The four horsepeople of Evidence Based Policymaking
If the evidence based policy making project in auditing and financial accounting is to move forward I believe there are four key players in the world. Accounting Horizons (USA), Accounting Perspectives (Canada), Accounting in Europe (i.e. Europe) and Australian Accounting Review. Each of those journals has the mandate from its publishers to be a link between practice and academic research.
Imagine if each of those journals committed to publish a research synthesis that meets the criteria of the Centre for Evidence Based Management in each issue of their journals. That would mean we would quickly have proof of concept of the utility of the research synthesis as the unit of knowledge transfer to standard setters and regulators. The criteria for such research syntheses would have to be set high, but it is not as if there is not lots of help available to make those evaluations. In particular the Campbell Collaborative has a robust set of tools that Hoang, Luo and Salterio (2019) have shown transfer well to the audit standard setting domain.
For a discussion of what an evidence based research synthesis would look like, see Hoang, Salterio and Sylph (2018) in Accounting Perspectives and Salterio, Hoang and Luo on SSRN .
To see the creation of a research synthesis in real time, see our video
The long awaited premier
In less than 45 minutes I am giving my first workshop on the third paper in a three paper series that has consumed me in the last few years. Yes, Kris, Yi and I finally have a working paper to accompany the video that we unveiled last fall. The paper reports the formal results of the real time simulation we ran on evidence based policymaking in the audit standard setting domain with former standard setters. Presenting it at one of the most rigorous U’s in at least the Southern Hemisphere if not the world, the University of Sydney!

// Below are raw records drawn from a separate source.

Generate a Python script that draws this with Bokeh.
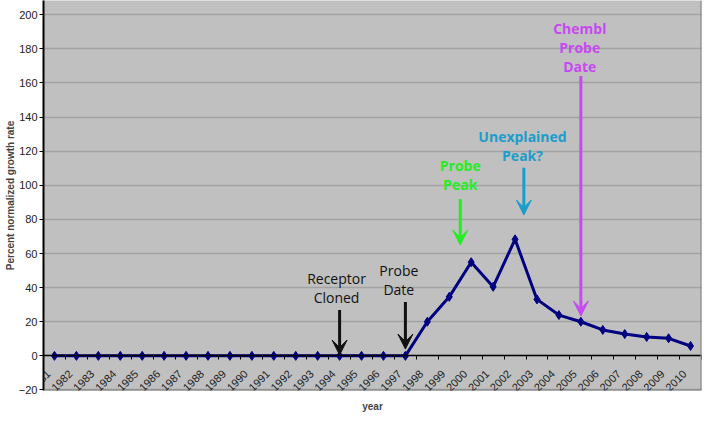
import math
from bokeh.plotting import figure
from bokeh.models import (Range1d, FixedTicker, ColumnDataSource, Arrow, VeeHead,
                          Span, Title, LabelSet)
from bokeh.core.properties import value
from bokeh.embed import file_html
from bokeh.resources import INLINE

# ---- data ----
years = [1981, 1982, 1983, 1984, 1985, 1986, 1987, 1988, 1989, 1990,
         1991, 1992, 1993, 1994, 1995, 1996, 1997, 1998, 1999, 2000,
         2001, 2002, 2003, 2004, 2005, 2006, 2007, 2008, 2009, 2010]
year_labels = [str(y) for y in years]
growth = [0, 0, 0, 0, 0, 0, 0, 0, 0, 0,
          0, 0, 0, 0, 0, 0, 0, 20.0, 34.6, 54.9,
          40.5, 68.3, 33.1, 23.9, 20.0, 15.2, 12.8, 11.1, 10.3, 5.8]
y_ticks = [-20, 0, 20, 40, 60, 80, 100, 120, 140, 160, 180, 200]
x_axis_crossing = 0

ann_text = ["Receptor\nCloned", "Probe\nDate", "Probe\nPeak",
            "Unexplained\nPeak?", "Chembl\nProbe\nDate"]
ann_x = [1993.86, 1996.7, 1999.5, 2002.34, 2004.95]
ann_y = [39.8, 44.5, 105.8, 123.1, 180.8]
ann_color = ["#111111", "#111111", "#22ee22", "#1b9dcb", "#c848f2"]
ann_style = ["normal", "normal", "bold", "bold", "bold"]
arrow_x = [1994, 1997, 1999.5, 2002.4, 2005]
arrow_y_start = [26.9, 31.6, 92.0, 110.2, 164.1]
arrow_y_end = [0.5, 4.0, 65.0, 82.6, 23.4]

# ---- figure ----
p = figure(frame_width=658, frame_height=390,
           x_range=Range1d(1980.5, 2010.5), y_range=Range1d(-20.3, 208.3),
           output_backend="svg", toolbar_location=None,
           background_fill_color="#c0c0c0", border_fill_color="white",
           outline_line_color=None,
           min_border_left=43, min_border_right=8, min_border_top=0,
           min_border_bottom=41)

# y axis
p.yaxis.ticker = FixedTicker(ticks=y_ticks)
p.yaxis.axis_label = "Percent normalized growth rate"
p.yaxis.axis_label_text_font = "Liberation Sans"
p.yaxis.axis_label_text_font_size = "10px"
p.yaxis.axis_label_text_font_style = "bold"
p.yaxis.axis_label_standoff = 0
p.yaxis.major_label_text_font = "Liberation Sans"
p.yaxis.major_label_text_font_size = "11px"
p.yaxis.major_label_text_color = "#222222"
p.yaxis.major_label_standoff = 2
p.yaxis.major_tick_out = 4
p.yaxis.major_tick_in = 0
p.yaxis.minor_tick_line_color = None
p.yaxis.axis_line_color = "black"
p.yaxis.axis_line_width = 2

# x axis crossing at 0 (line + boundary ticks); labels drawn as a LabelSet
p.xaxis.ticker = FixedTicker(ticks=years,
                             minor_ticks=[y - 0.5 for y in years] + [years[-1] + 0.5])
p.xaxis.fixed_location = x_axis_crossing
p.xaxis.major_label_text_font_size = "0px"
p.xaxis.major_label_text_color = None
p.xaxis.major_tick_out = 0
p.xaxis.major_tick_in = 0
p.xaxis.minor_tick_out = 4
p.xaxis.minor_tick_in = 0
p.xaxis.minor_tick_line_color = "black"
p.xaxis.axis_line_color = "black"
p.xaxis.axis_line_width = 1.5

p.xgrid.visible = False
p.ygrid.ticker = FixedTicker(ticks=y_ticks)
p.ygrid.grid_line_color = "#a2a2a2"
p.ygrid.grid_line_width = 1.5

# plot-area border (right & bottom)
p.add_layout(Span(location=2010.5, dimension="height", line_color="#808080", line_width=2))
p.add_layout(Span(location=-20.3, dimension="width", line_color="#808080", line_width=2))

# series
p.line(years, growth, line_color="#000080", line_width=3)
p.scatter(years, growth, marker="diamond", size=9, color="#000080")

# rotated year labels
lab_src = ColumnDataSource(dict(x=years, y=[x_axis_crossing] * len(years), text=year_labels))
p.add_layout(LabelSet(x="x", y="y", text="text", source=lab_src,
                      angle=math.pi / 4, text_align="right", text_baseline="middle",
                      x_offset=-6, y_offset=-16,
                      text_font=value("Liberation Sans"), text_font_size=value("11px"),
                      text_color="#222222"))

# annotations
src = ColumnDataSource(dict(x=ann_x, y=ann_y, text=ann_text,
                            color=ann_color, style=ann_style))
p.text(x="x", y="y", text="text", source=src, text_color="color",
       text_font_style="style", text_font=value("Open Sans"),
       text_font_size=value("14px"), text_align="center",
       text_baseline="middle", text_line_height=1.0)

for i in range(len(arrow_x)):
    p.add_layout(Arrow(x_start=arrow_x[i], y_start=arrow_y_start[i],
                       x_end=arrow_x[i], y_end=arrow_y_end[i],
                       line_color=ann_color[i], line_width=3,
                       end=VeeHead(size=15, fill_color=ann_color[i],
                                   line_color=ann_color[i], line_width=1)))

p.add_layout(Title(text="year", align="center", text_font="Liberation Sans",
                   text_font_size="10px", text_font_style="bold",
                   standoff=17), "below")

open("out.html", "w").write(file_html(p, INLINE))
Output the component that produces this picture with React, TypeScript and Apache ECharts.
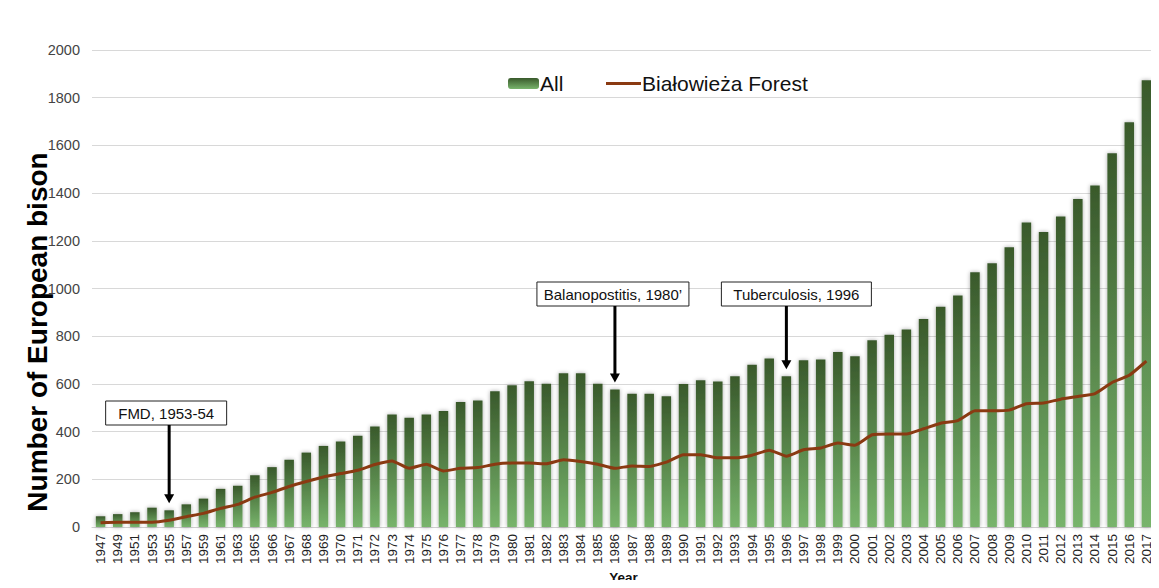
import React, { useEffect, useRef } from "react";
import * as echarts from "echarts";

const years = [
  "1947", "1949", "1951", "1953", "1955", "1957", "1959", "1961", "1963", "1965",
  "1966", "1967", "1968", "1969", "1970", "1971", "1972", "1973", "1974", "1975",
  "1976", "1977", "1978", "1979", "1980", "1981", "1982", "1983", "1984", "1985",
  "1986", "1987", "1988", "1989", "1990", "1991", "1992", "1993", "1994", "1995",
  "1996", "1997", "1998", "1999", "2000", "2001", "2002", "2003", "2004", "2005",
  "2006", "2007", "2008", "2009", "2010", "2011", "2012", "2013", "2014", "2015",
  "2016", "2017",
];

const allBison = [
  45, 54, 62, 81, 70, 95, 119, 160, 173, 217,
  251, 282, 312, 340, 359, 383, 421,
  472, 458, 472, 486, 524, 530, 569, 594, 611, 601, 645, 645, 601, 577, 559, 559, 548,
  600, 615, 610, 632, 680, 706, 632, 699, 702, 734, 716, 783, 806, 828,
  872, 924, 971, 1068, 1106, 1173, 1277, 1237, 1302, 1375, 1432, 1567, 1697, 1873,
];

const bialowieza = [
  18, 20, 20, 20, 28, 43, 57, 78, 95, 125,
  145, 170, 191, 210, 224, 238, 262,
  277, 246, 263, 235, 246, 249, 263, 268, 268, 265, 282, 275, 263, 246, 256, 254, 272,
  303, 303, 290, 290, 301, 322, 297, 324, 331, 352, 343, 387, 390, 390,
  412, 435, 446, 487, 487, 490, 517, 520, 536, 547, 559, 606, 636, 696,
];

const yTicks = { min: 0, max: 2000, interval: 200 };

const annotations = [
  { label: "FMD, 1953-54", year: "1955", boxTop: 401, boxW: 121, dx: -3 },
  { label: "Balanopostitis, 1980\u2019", year: "1986", boxTop: 282, boxW: 152, dx: -2 },
  { label: "Tuberculosis, 1996", year: "1996", boxTop: 282, boxW: 150, dx: 10 },
];

const FONT = "'Liberation Sans', Arial, sans-serif";
const BROWN = "#8a3a12";

export default function App() {
  const ref = useRef<HTMLDivElement>(null);

  useEffect(() => {
    if (!ref.current) return;
    const chart = echarts.init(ref.current, null, { renderer: "svg" });
    const barGradient = new echarts.graphic.LinearGradient(0, 0, 0, 1, [
      { offset: 0, color: "#39592b" },
      { offset: 1, color: "#78b46c" },
    ]);
    const legendText = { fontSize: 21, color: "#111", fontFamily: FONT, padding: [0, 0, 0, -4] };
    chart.setOption({
      animation: false,
      backgroundColor: "#ffffff",
      textStyle: { fontFamily: FONT },
      grid: { left: 92, right: 4, top: 50, bottom: 61, containLabel: false, outerBoundsMode: "none" },
      legend: [
        {
          left: 508,
          top: 73,
          padding: 0,
          itemWidth: 31,
          itemHeight: 11,
          textStyle: legendText,
          data: ["All"],
        },
        {
          left: 606,
          top: 73,
          padding: 0,
          itemWidth: 35,
          itemHeight: 3,
          icon: "rect",
          textStyle: legendText,
          data: ["Białowieża Forest"],
        },
      ],
      xAxis: {
        type: "category",
        data: years,
        boundaryGap: true,
        name: "Year",
        nameLocation: "middle",
        nameGap: 43,
        nameMoveOverlap: false,
        nameTextStyle: { fontSize: 13.5, fontWeight: "bold", color: "#111", fontFamily: FONT },
        axisLine: { lineStyle: { color: "#d0d0d0" } },
        axisTick: { show: false },
        axisLabel: { interval: 0, rotate: 90, fontSize: 13.5, color: "#222", margin: 7, fontFamily: FONT },
      },
      yAxis: {
        type: "value",
        min: yTicks.min,
        max: yTicks.max,
        interval: yTicks.interval,
        axisLine: { show: false },
        axisTick: { show: false },
        axisLabel: {
          fontSize: 14.5,
          color: "#444",
          margin: 12,
          fontFamily: FONT,
          formatter: (v: number) => String(v),
        },
        splitLine: { lineStyle: { color: "#d8d8d8" } },
      },
      series: [
        {
          name: "All",
          type: "bar",
          data: allBison,
          barWidth: 9.5,
          itemStyle: {
            color: barGradient,
            shadowColor: "rgba(0,0,0,0.35)",
            shadowBlur: 4,
          },
        },
        {
          name: "Białowieża Forest",
          type: "line",
          data: bialowieza,
          symbol: "none",
          smooth: 0.15,
          lineStyle: { color: BROWN, width: 3 },
          itemStyle: { color: BROWN },
        },
      ],
    });

    const graphics: any[] = [
      {
        type: "text",
        x: 37,
        y: 332,
        rotation: Math.PI / 2,
        style: {
          text: "Number of European bison",
          font: `bold 28px ${FONT}`,
          fill: "#000",
          align: "center",
          verticalAlign: "middle",
        },
      },
    ];
    annotations.forEach((a) => {
      const idx = years.indexOf(a.year);
      const [x, barTop] = chart.convertToPixel({ xAxisIndex: 0, yAxisIndex: 0 }, [idx, allBison[idx]]) as number[];
      const tip = barTop - 7;
      const boxH = 24;
      const bx = x + a.dx - a.boxW / 2;
      const boxBottom = a.boxTop + boxH;
      graphics.push(
        {
          type: "rect",
          shape: { x: bx, y: a.boxTop, width: a.boxW, height: boxH },
          style: { fill: "#fff", stroke: "#222", lineWidth: 1 },
          z: 10,
        },
        {
          type: "text",
          x: bx + a.boxW / 2,
          y: a.boxTop + boxH / 2,
          style: {
            text: a.label,
            font: `15px ${FONT}`,
            fill: "#111",
            align: "center",
            verticalAlign: "middle",
          },
          z: 11,
        },
        {
          type: "line",
          shape: { x1: x, y1: boxBottom, x2: x, y2: tip - 7 },
          style: { stroke: "#000", lineWidth: 3 },
          z: 10,
        },
        {
          type: "polygon",
          shape: { points: [[x - 5, tip - 9], [x + 5, tip - 9], [x, tip]] },
          style: { fill: "#000" },
          z: 10,
        }
      );
    });
    chart.setOption({ graphic: graphics });

    return () => chart.dispose();
  }, []);

  return <div ref={ref} style={{ width: 1159, height: 588, margin: -8 }} />;
}
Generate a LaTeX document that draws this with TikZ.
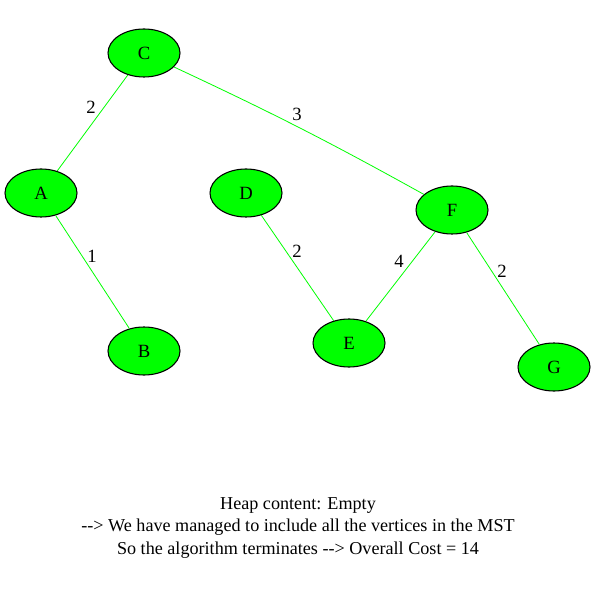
\documentclass[tikz,border=0pt]{standalone}
\usepackage{fontspec}
\setmainfont{Liberation Serif}
\usetikzlibrary{shapes.geometric}
\definecolor{vgreen}{HTML}{00FF00}
\tikzset{
  vertex/.style={ellipse, draw=black, fill=vgreen, thick, minimum width=54pt, minimum height=36pt, inner sep=0pt, font=\fontsize{14}{16}\selectfont},
  mstedge/.style={draw=vgreen, line width=0.6pt},
  wlabel/.style={font=\fontsize{14}{16}\selectfont, inner sep=0pt}
}
\begin{document}
\begin{tikzpicture}[x=0.75pt, y=-0.75pt]
  \useasboundingbox (0,0) rectangle (596,595);
  \fill[white] (0,0) rectangle (596,595);
  % vertices
  \node[vertex] (C) at (144,53) {C};
  \node[vertex] (A) at (41,193) {A};
  \node[vertex] (B) at (144,351) {B};
  \node[vertex] (D) at (246,193) {D};
  \node[vertex] (E) at (349,343) {E};
  \node[vertex] (F) at (452,210) {F};
  \node[vertex] (G) at (554,367) {G};
  % edges of the tree
  \draw[mstedge] (C) -- (A);
  \draw[mstedge] (C) to[bend left=2] (F);
  \draw[mstedge] (A) -- (B);
  \draw[mstedge] (D) -- (E);
  \draw[mstedge] (F) -- (E);
  \draw[mstedge] (F) -- (G);
  % weights
  \node[wlabel] (wCA) at (91,107) {2};
  \node[wlabel] (wCF) at (297,114) {3};
  \node[wlabel] (wAB) at (92,256) {1};
  \node[wlabel] (wDE) at (297,251) {2};
  \node[wlabel] (wFE) at (399,261) {4};
  \node[wlabel] (wFG) at (502,271) {2};
  % caption
  \node[align=center, font=\fontsize{13.6}{17}\selectfont, inner sep=0pt] (info) at (298,528)
    {Heap content: Empty\\-{}-> We have managed to include all the vertices in the MST\\So the algorithm terminates -{}-> Overall Cost = 14};
\end{tikzpicture}
\end{document}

The paper is so fresh that there is still a spelling error in my name!!!!
Finally, a shout out to readers in Canada, THANK goodness for the sake of evidence informed policy making that we got a government that believes in research even if they do not always follow it. Better than a government that thinks a census should be voluntary (da, the dictionary states that is impossible).
From beautiful Sydney, its showtime.
An updated BRIA mission statement
As my spouse pointed out, this is a way too long of a paragraph to be a mission statement. Nonetheless, in academic terms it is about the closest you get. I believe that the mission of BRIA was last updated in 1989 with some minor tweaks in the Hatfield years.
So without further ado:
Sponsored by the Accounting, Behavior and Organizations Section of the American Accounting Association, Behavioral Research in Accounting publishes original research about how accounting (broadly conceived) affects and is affected by individuals, organizations, and society. The primary audience is the international community of behavioral, organizational, and social researchers in accounting. Behavioral Research in Accounting seeks original empirical research (e.g., field, survey, experimental, experimental economics) in all areas of accounting. The journal also seeks to be the venue of choice for literature reviews of underlying discipline theories; methodological and methods papers; and scale validation papers that are relevant to the journal’s scope and to its readers. Behavioral Research in Accounting also encourages replications of influential behavioral articles in order to build a robust base of knowledge about the behavioral, organizational, and social aspects of accounting. The international set of editors and reviewers collectively have expertise in all the domains that the journal seeks to influence, and promises prompt and fair reviews by subject matter experts.
Now apparently my verbs and nouns do not agree and this will be corrected in due course. Otherwise, mission accomplished!!! We have a revised mission statement!